[Entries taken from a collection]
--- start ---
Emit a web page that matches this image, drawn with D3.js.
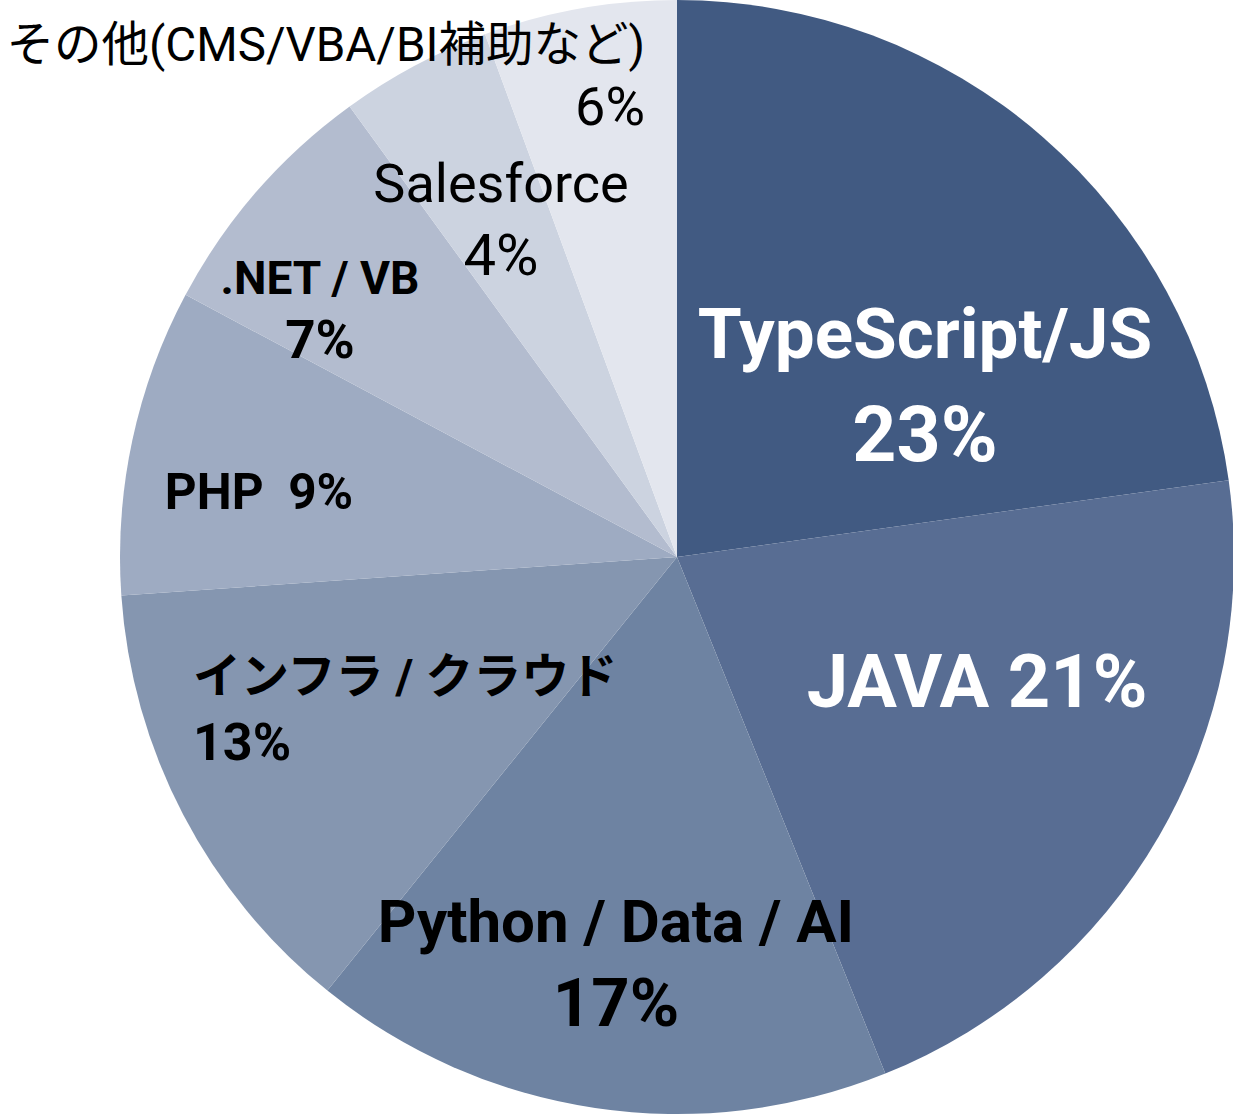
<!DOCTYPE html>
<html><head><meta charset="utf-8">
<script src="https://cdn.jsdelivr.net/npm/d3@7"></script>
<style>html,body{margin:0;padding:0;background:#fff;}svg{display:block;}text{white-space:pre;}</style>
</head><body>
<svg id="chart" width="1233" height="1116"></svg>
<script>
// data
const categories = ["TypeScript/JS", "JAVA", "Python / Data / AI", "インフラ / クラウド", "PHP", ".NET / VB", "Salesforce", "その他(CMS/VBA/BI補助など)"];
const values = [22.8, 21.1, 16.9, 13.1, 8.9, 7.2, 4.4, 5.6];
const pctLabels = ["23%", "21%", "17%", "13%", "9%", "7%", "4%", "6%"];
const colors = ["#415a82", "#586d93", "#6e83a2", "#8596b0", "#9eabc2", "#b3bccf", "#ccd3e0", "#e3e6ee"];

// label layout (positions / styles only)
const labelLayout = [
  {join: false, x: 925, y: [358, 461], size: [71, 77], weight: 700, fill: "#fff", anchor: "middle"},
  {join: " ", x: 977, y: [707], size: [74], weight: 700, fill: "#fff", anchor: "middle"},
  {join: false, x: 616, y: [942, 1026], size: [60, 67], weight: 700, fill: "#000", anchor: "middle"},
  {join: false, x: 193, y: [693, 760], size: [48, 52], weight: 700, fill: "#000", anchor: "start"},
  {join: "  ", x: 259, y: [509], size: [49.5], weight: 700, fill: "#000", anchor: "middle"},
  {join: false, x: 320, y: [294, 358], size: [46, 53], weight: 700, fill: "#000", anchor: "middle"},
  {join: false, x: 501, y: [202, 275], size: [54, 58], weight: 400, fill: "#000", anchor: "middle"},
  {join: false, x: 645, y: [61, 125], size: [47.5, 54], weight: 400, fill: "#000", anchor: "end"}
];

const svg = d3.select("#chart");
const cx = 677, cy = 557, R = 557;
const g = svg.append("g").attr("transform", `translate(${cx},${cy})`);

const data = categories.map((c, i) => ({cat: c, value: values[i], pct: pctLabels[i], color: colors[i]}));
const pie = d3.pie().value(d => d.value).sort(null);
const arc = d3.arc().innerRadius(0).outerRadius(R);
const arcs = pie(data);

g.selectAll("path.slice").data(arcs).enter().append("path")
  .attr("class", "slice")
  .attr("d", arc)
  .attr("fill", d => d.data.color);

const fontFamily = "Roboto, 'Noto Sans CJK JP', sans-serif";
arcs.forEach((a, i) => {
  const L = labelLayout[i];
  const lines = L.join === false ? [a.data.cat, a.data.pct] : [a.data.cat + L.join + a.data.pct];
  lines.forEach((t, j) => {
    svg.append("text")
      .attr("x", L.x).attr("y", L.y[j])
      .attr("text-anchor", L.anchor)
      .attr("font-family", fontFamily)
      .attr("font-weight", L.weight)
      .attr("font-size", L.size[j])
      .attr("fill", L.fill)
      .text(t);
  });
});
</script>
</body></html>
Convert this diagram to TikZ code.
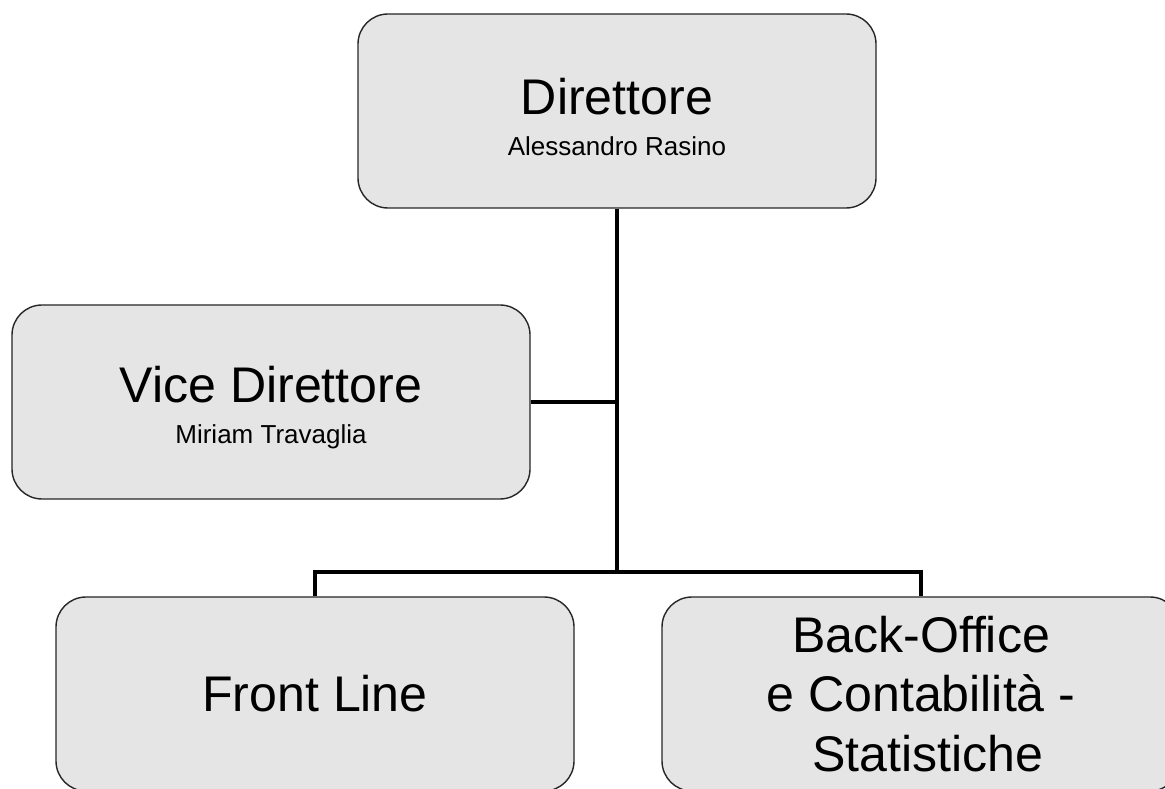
\documentclass[tikz,border=0pt]{standalone}
\usepackage{fontspec}
\setmainfont{Liberation Sans}
\usetikzlibrary{positioning}

\tikzset{
  box/.style={draw=black!85, fill=black!10, line width=0.8pt, rounded corners=0.6cm,
    minimum width=10.36cm, minimum height=3.88cm, inner sep=0pt, align=center,
    font=\fontsize{28.5}{29.6}\selectfont},
  link/.style={line width=2.8pt, black, line join=miter},
}
\newcommand{\namefont}{\fontsize{14.8}{17}\selectfont}

\begin{document}
\begin{tikzpicture}
\useasboundingbox (0,0) rectangle (23.3,15.76);
%boxes
\node[box](dir) at (12.34,13.54){\rule{0pt}{27pt}Direttore\\[-6.3pt]{\namefont Alessandro Rasino}};
\node[box](vice) at (5.42,7.72){\rule{0pt}{27pt}Vice Direttore\\[-6.3pt]{\namefont Miriam Travaglia}};
\node[box](front) at (6.3,1.88){Front Line};
\node[box, font=\fontsize{28.5}{34}\selectfont](back) at (18.42,1.88){Back-Office\\e Contabilità -\\~Statistiche};
%lines
\coordinate (fork) at (12.34,4.32);
\draw[link] (dir.south) -- (fork);
\draw[link] (vice.east) -- (vice.east -| fork);
\draw[link] (front.north) |- (fork) -| (back.north);
\end{tikzpicture}
\end{document}
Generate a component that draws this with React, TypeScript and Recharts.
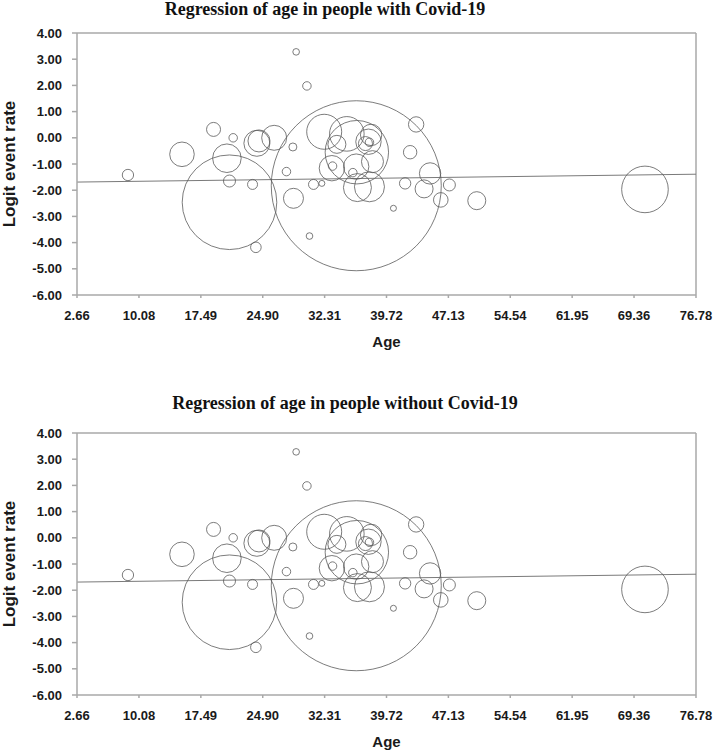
import React from 'react'
import {
   ScatterChart,
   Scatter,
   XAxis,
   YAxis,
   ZAxis,
   ReferenceLine,
} from 'recharts'

// study-level points
const ages = [
   8.76, 15.23, 19.01, 21.36, 20.61, 20.92, 20.92, 23.68, 24.08, 24.2, 24.45, 26.27,
   28.51, 27.74, 28.58, 28.9, 30.19, 30.5, 36.1, 32.26, 34.97, 33.78, 36.17, 33.18,
   33.26, 36.09, 35.69, 38.04, 37.88, 37.56, 37.68, 37.2, 36.24, 37.68, 40.55, 41.95,
   42.55, 43.27, 44.94, 44.22, 47.25, 46.22, 50.53, 70.67, 30.98, 31.98,
]
const logits = [
   -1.42, -0.63, 0.32, 0.0, -0.78, -2.46, -1.65, -1.78, -4.18, -0.21, -0.12, 0.0,
   -0.35, -1.29, -2.31, 3.28, 1.98, -3.75, -1.83, 0.23, 0.15, -0.25, -0.55, -1.16,
   -1.08, -1.1, -1.33, -0.91, 0.11, -0.15, -0.17, -0.22, -1.9, -1.87, -2.69, -1.74,
   -0.55, 0.51, -1.36, -1.95, -1.8, -2.37, -2.4, -1.97, -1.78, -1.74,
]
const weights = [
   3.2, 15.1, 4.9, 1.8, 20.4, 223.7, 3.6, 2.5, 2.8, 16.9, 12.1, 15.6,
   1.6, 1.8, 10.0, 1.1, 1.8, 1.1, 722.5, 30.6, 29.9, 8.1, 100.5, 16.1,
   1.8, 16.1, 1.8, 12.1, 11.4, 16.1, 1.8, 4.9, 19.6, 22.5, 0.9, 3.2,
   4.5, 5.9, 11.4, 8.1, 3.6, 5.3, 8.1, 54.3, 2.5, 0.9,
]

const ageTicks = [2.66, 10.08, 17.49, 24.9, 32.31, 39.72, 47.13, 54.54, 61.95, 69.36, 76.78]
const logitTicks = [4, 3, 2, 1, 0, -1, -2, -3, -4, -5, -6]

// fitted regression line, ends at the axis limits
const regressionLine = [
   { x: 2.66, y: -1.69 },
   { x: 76.78, y: -1.39 },
]

const studies = ages.map((age, i) => ({ age, logit: logits[i], weight: weights[i] }))

const maxWeight = Math.max(...weights)

const tickStyle = {
   fontFamily: '"Liberation Sans", Arial, sans-serif',
   fontWeight: 'bold',
   fontSize: 13,
   fill: '#1a1a1a',
}
const axisColor = '#a8a8a8'

type PanelProps = {
   title: string
   titleCenter: number
   titleTop: number
   top: number
}

const Panel = ({ title, titleCenter, titleTop, top }: PanelProps) => (
   <div style={{ position: 'absolute', left: 0, top, width: 714, height: 380 }}>
      <div
         style={{
            position: 'absolute',
            left: 0,
            top: titleTop,
            width: titleCenter * 2,
            textAlign: 'center',
            fontFamily: '"Liberation Serif", "Times New Roman", serif',
            fontWeight: 'bold',
            fontSize: 18,
            lineHeight: '18px',
            color: '#111',
         }}
      >
         {title}
      </div>
      <ScatterChart
         width={714}
         height={380}
         margin={{ top: 33, right: 18, bottom: 29, left: 0 }}
      >
         <XAxis
            type="number"
            dataKey="age"
            domain={[2.66, 76.78]}
            ticks={ageTicks}
            tickFormatter={(v: number) => v.toFixed(2)}
            interval={0}
            allowDataOverflow
            height={56}
            tickSize={3}
            tickMargin={13}
            tick={tickStyle}
            stroke={axisColor}
            strokeWidth={1.5}
            label={{
               value: 'Age',
               position: 'insideBottom',
               offset: 4,
               style: { ...tickStyle, fontSize: 15 },
            }}
         />
         <YAxis
            type="number"
            dataKey="logit"
            domain={[-6, 4]}
            ticks={logitTicks}
            tickFormatter={(v: number) => v.toFixed(2)}
            interval={0}
            allowDataOverflow
            width={77}
            tickSize={5}
            tickMargin={10}
            tick={tickStyle}
            stroke={axisColor}
            strokeWidth={1.5}
            label={{
               value: 'Logit event rate',
               angle: -90,
               position: 'insideLeft',
               offset: 9,
               style: { ...tickStyle, fontSize: 17, textAnchor: 'middle' },
            }}
         />
         <ZAxis type="number" dataKey="weight" domain={[0, maxWeight]} range={[0, Math.PI * 10 * maxWeight]} />
         <ReferenceLine y={4} stroke={axisColor} strokeWidth={1.5} />
         <ReferenceLine x={76.78} stroke={axisColor} strokeWidth={1.5} />
         <ReferenceLine segment={regressionLine} stroke="#7a7a7a" strokeWidth={1} />
         <Scatter
            data={studies}
            fill="none"
            stroke="#5a5a5a"
            strokeWidth={0.8}
            isAnimationActive={false}
         />
      </ScatterChart>
   </div>
)

export default function App() {
   return (
      <div
         style={{
            position: 'absolute',
            left: 0,
            top: 0,
            width: 714,
            height: 752,
            background: '#fff',
            overflow: 'hidden',
         }}
      >
         <Panel
            title="Regression of age in people with Covid-19"
            titleCenter={325}
            titleTop={0}
            top={0}
         />
         <Panel
            title="Regression of age in people without Covid-19"
            titleCenter={345}
            titleTop={-6}
            top={400}
         />
      </div>
   )
}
--- end ---
WHAT NEEDS TO BE DONE
Reproduce the records word for word, please, from their first line up to and including the line that contains "d => d.data.color);", but no pictures.

WRITTEN RESPONSE
Emit a web page that matches this image, drawn with D3.js.
<!DOCTYPE html>
<html><head><meta charset="utf-8">
<script src="https://cdn.jsdelivr.net/npm/d3@7"></script>
<style>html,body{margin:0;padding:0;background:#fff;}svg{display:block;}text{white-space:pre;}</style>
</head><body>
<svg id="chart" width="1233" height="1116"></svg>
<script>
// data
const categories = ["TypeScript/JS", "JAVA", "Python / Data / AI", "インフラ / クラウド", "PHP", ".NET / VB", "Salesforce", "その他(CMS/VBA/BI補助など)"];
const values = [22.8, 21.1, 16.9, 13.1, 8.9, 7.2, 4.4, 5.6];
const pctLabels = ["23%", "21%", "17%", "13%", "9%", "7%", "4%", "6%"];
const colors = ["#415a82", "#586d93", "#6e83a2", "#8596b0", "#9eabc2", "#b3bccf", "#ccd3e0", "#e3e6ee"];

// label layout (positions / styles only)
const labelLayout = [
  {join: false, x: 925, y: [358, 461], size: [71, 77], weight: 700, fill: "#fff", anchor: "middle"},
  {join: " ", x: 977, y: [707], size: [74], weight: 700, fill: "#fff", anchor: "middle"},
  {join: false, x: 616, y: [942, 1026], size: [60, 67], weight: 700, fill: "#000", anchor: "middle"},
  {join: false, x: 193, y: [693, 760], size: [48, 52], weight: 700, fill: "#000", anchor: "start"},
  {join: "  ", x: 259, y: [509], size: [49.5], weight: 700, fill: "#000", anchor: "middle"},
  {join: false, x: 320, y: [294, 358], size: [46, 53], weight: 700, fill: "#000", anchor: "middle"},
  {join: false, x: 501, y: [202, 275], size: [54, 58], weight: 400, fill: "#000", anchor: "middle"},
  {join: false, x: 645, y: [61, 125], size: [47.5, 54], weight: 400, fill: "#000", anchor: "end"}
];

const svg = d3.select("#chart");
const cx = 677, cy = 557, R = 557;
const g = svg.append("g").attr("transform", `translate(${cx},${cy})`);

const data = categories.map((c, i) => ({cat: c, value: values[i], pct: pctLabels[i], color: colors[i]}));
const pie = d3.pie().value(d => d.value).sort(null);
const arc = d3.arc().innerRadius(0).outerRadius(R);
const arcs = pie(data);

g.selectAll("path.slice").data(arcs).enter().append("path")
  .attr("class", "slice")
  .attr("d", arc)
  .attr("fill", d => d.data.color);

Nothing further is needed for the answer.